Suspect in wrong-way crash identified as 29-year-old Walnut Cove man
The Forsyth County Sheriff’s Office said Friday that a 29-year-old man from Walnut Cove was the driver of a stolen Mercury Grand Marquis that was driven the wrong way on the Winston-Salem Northern Beltway on Monday, and caused a head-on collision that claimed the lives of two people in their late teens.
Authorities said Joseph Brandon Smith, 29, of Walnut Cove, the driver of the Mercury, also died in the Monday afternoon crash. All three people died on the scene.
The sheriff’s office released a photo of Smith taken Jan. 24 during a booking for a previous offense.
On Monday, authorities said, Smith fled law enforcement while driving the stolen Grand Marquis. Smith got onto the ramp leading from Baux Mountain Road to the Beltway westbound, then made a U-turn and drove east in the westbound lanes.

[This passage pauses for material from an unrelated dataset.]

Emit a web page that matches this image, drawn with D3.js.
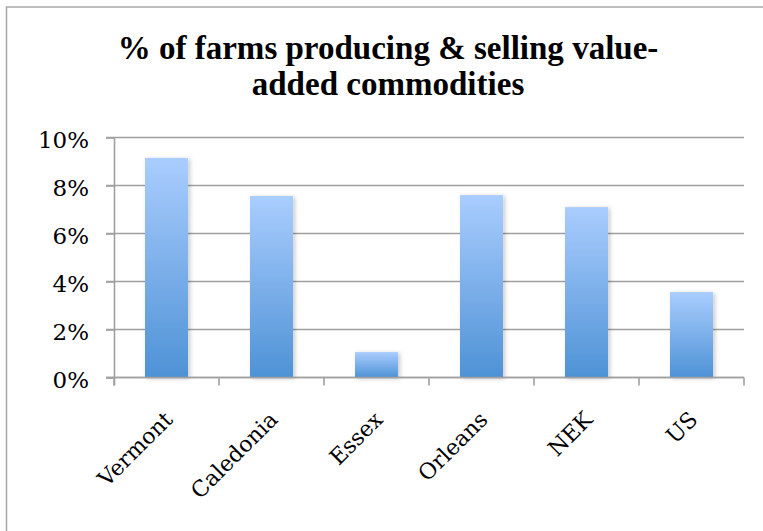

The Grand Marquis collided head-on with a Dodge Charger driven by Jayce Haverkos. Haverkos, 19, and his girlfriend, Madison Grotschel, 18, who was also riding in the Charger, died in the wreck, as did Smith.
Grotschel’s mother said a law enforcement officer told her that the Grand Marquis was traveling about 120 miles per hour when it collided with the Charger carrying the two young people.
Both cars were demolished. A woman who lives on a residential street near the beltway came out and took a picture in the immediate aftermath of the wreck, showing smoke coming from the Charger and the Mercury in flames.
A spokesperson for the sheriff’s office said the identification was made after a family member of Smith’s reported him missing. Investigators were able to use dental records to identify Smith as the driver.
Meanwhile, GoFundMe campaigns have been started for the families of both Haverkos and Grotschel.
At the time of his death, Smith was already facing charges of theft and possession of another stolen motor vehicle, along with possession of heroin with intent to sell, possession of an illegal drug within 1,000 feet of a school, possession of stolen goods, felony larceny, breaking and entering, assault on a government employee and resisting an officer.
Those charges stem from Smith’s arrest by Winston-Salem police on Jan. 24 this year, when authorities took the photo they released Friday in identifying him as the driver in Monday’s crash.
Smith faced a court appearance on May 19 in Forsyth County on some of the charges, and on June 12 in Stokes County on the other charges.
In 2015, Smith was convicted in Stokes County of misdemeanor assault inflicting serious injury, and was sentenced to 150 days community service and 24 months of probation. He was also ordered not to assault or harass the assault victim.
Later the same year, Smith pleaded guilty in Forsyth County to misdemeanor larceny and received 12 months of probation. In 2014, Smith was convicted in Stokes County of assault by pointing a gun. He received 60 days of community service, 12 months of probation and ordered not to threaten or harass the person who brought the charge.
Earlier in 2014, Smith received a 30-day sentence in Forsyth County when he pleaded guilty to misdemeanor larceny.
In the aftermath of Monday’s wreck, Grotschel’s mother and many online commenters have criticized law enforcement procedures, saying chases put innocent people at risk. The sheriff’s office has not provided much detail on its deputies’ efforts to stop the Mercury.
The first deputy to encounter the Grand Marquis was driving north of Baux Mountain Road and spotted the stolen car heading south, the sheriff’s office reported. The deputy turned around and attempted to stop the car by turning on blue lights and siren.
The Mercury continued south on Baux Mountain and turned west to get onto the Beltway before making the U-turn that put the car going the wrong direction. Trooper Kevin Barringer of the N.C. Highway Patrol said that because the Mercury driver turned the wrong way, the sheriff’s office “had kind of backed out” of the pursuit when the crash occurred.
The sheriff’s office did say that 70 seconds elapsed between the time the deputy turned on lights and siren and the time of the collision. The sheriff’s office said the deputy immediately got out after the crash and tried to render aid, helped by a second deputy who arrived shortly.
Help for families
As of 6 p.m., the GoFundMe drive for the family of Madison Grotschel had beaten its goal of raising $15,000 to offset funeral expenses, although people can still contribute. The fundraising campaign for the Haverkos family, started later, was nearing its goal of raising $5,000.
A funeral service for both Haverkos and Grotschel will take place at 1 p.m. Saturday at the South Fork campus of Revo Church on Wayne Avenue off Tucker Avenue from Country Club Road.